Очень туго пишется «Самоварный бунт». Сижу по пять часов, вымучиваю две строки. Жаль, что я не сделался детским поэтом смолоду: тогда рифмы так и перли из меня. Дней пять назад были у меня из Москвы устроители детского балета на тему моего «Мойдодыра». Они рассказывают, что на первом представлении к ним явились комсомольцы и запротестовали против строк:
А нечистым трубочистам —
Стыд и срам,
так как трубочисты — почетное звание рабочих, и их оскорблять нельзя. Теперь с эстрады читают:
А нечистым, всем нечистым,
т. е. чертям.
С Мурой чуть я выхожу на улицу, сейчас начинает идти снежок. Она уверена, что я это так нарочно устраиваю. Прячется в шкаф.
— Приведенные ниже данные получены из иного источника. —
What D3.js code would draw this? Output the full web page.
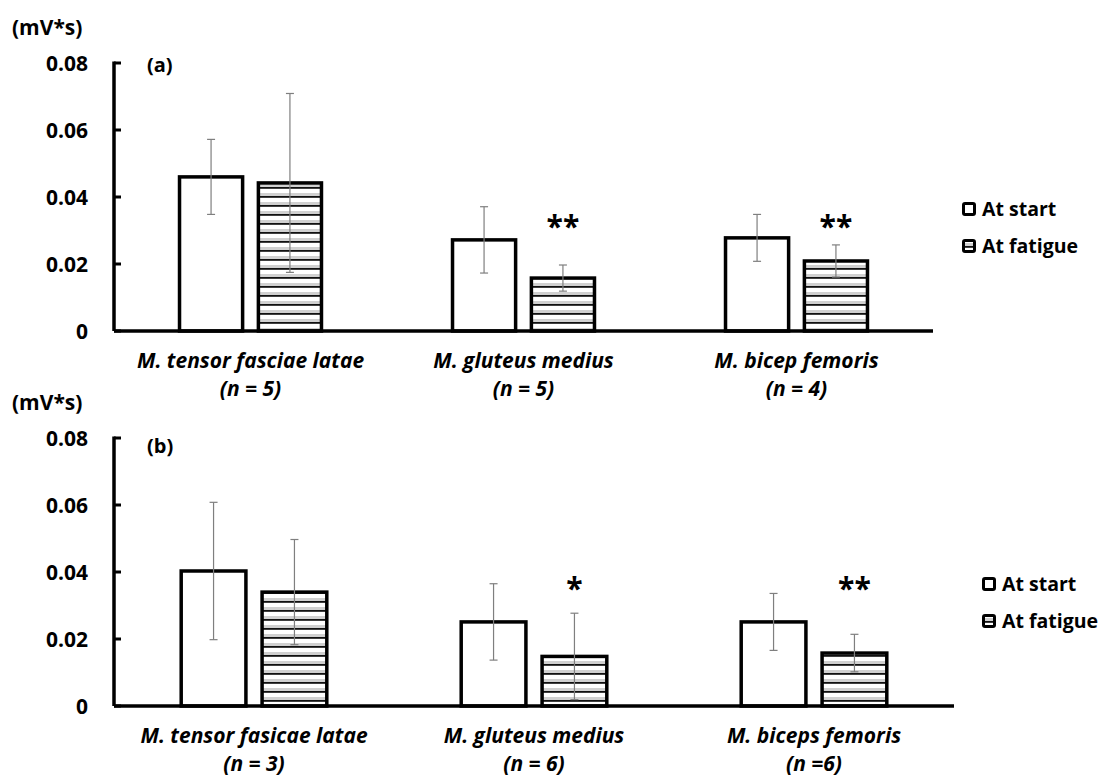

Надоело кропать стишки. Сегодня читаю о Горьком в Госиздате. Устраиваю там культурно-просветительный клуб. В прошлое воскресение читал Щеголев, сегодня я, в следующее Толстой, потом Замятин, потом Тынянов, потом Эйхенбаум.
26 марта. Завтра моя мама уезжает обратно в Одессу. Слышу, как она кашляет — и старается никого не будить кашлем. Умная, молчаливая, замкнутая, наблюдательная, работящая. Она незаметно несла в доме очень много работы: читала Мурочке, стирала белье, убирала посуду, редко сидела без дела. Глазам ее лучше. <...> Коля вернулся из Москвы. Привез мне от Магарама 75 рублей. Жил он с Мариной у Арнштама под роялью, причем, кажется, на рояли спал Арнштам со своею женою. Видал Мейерхольда. Рассказывает, что поэт Пастернак очень бедствует. «Танталэна» распродана. Клячко тайно допечатал еще две тысячи и тоже продал. Отчего он не едет, Клячко? Я весь месяц сижу над «Самоварным бунтом» — и ни тпру, ни ну! Застопорилось. Ужасно гадкая работа: целый день за письменным столом — и ни строки. Я даже к доктору вчера ходил. К профессору Ловецкому — очень большой прием. Нашел у меня желудок и нервы и торжественно говорил М. Б-не всякие вздоры, за что и получил 10 рублей. Коля уже начал писать новый роман «Приключения профессора Зворыки». Первая глава темпераментна, но тоже чрезвычайно наивна. Посмотрим, что будет дальше. Театральной Москвой он очень недоволен — о «Блохе» Замятина отзывается с полным презрением и постановку считает ужасно вульгарной. Надо хлопотать, чтобы ему разрешили 2-ое изд. «Танталэны». <...> Получил от Собинова портреты Светланы, на портретах она не так прелестна, как в натуре, нет ее глубокой серьезности. Был у меня Пяст, жалкий, без работы, обреченный и впредь на безвыходную нужду, с проблесками улыбки и милой беспечности. Встретил на Аничковом Мосту жену Тихонова — на ярком солнце ее раскраска производила впечатление печальное. Она шла от Мессинга. Хотела взять Тихонова на поруки. Отказали. Должно быть, дело оч. серьезное. Он болен. В тюремной палате уход за ним очень хороший. Звонила ко мне вдова Блока — в ее голосе слышится отчаяние. Она нуждается катастрофически. Что я могу? Чем помогу? Пойду завтра в Союз Писателей, позвоню к Гэнту.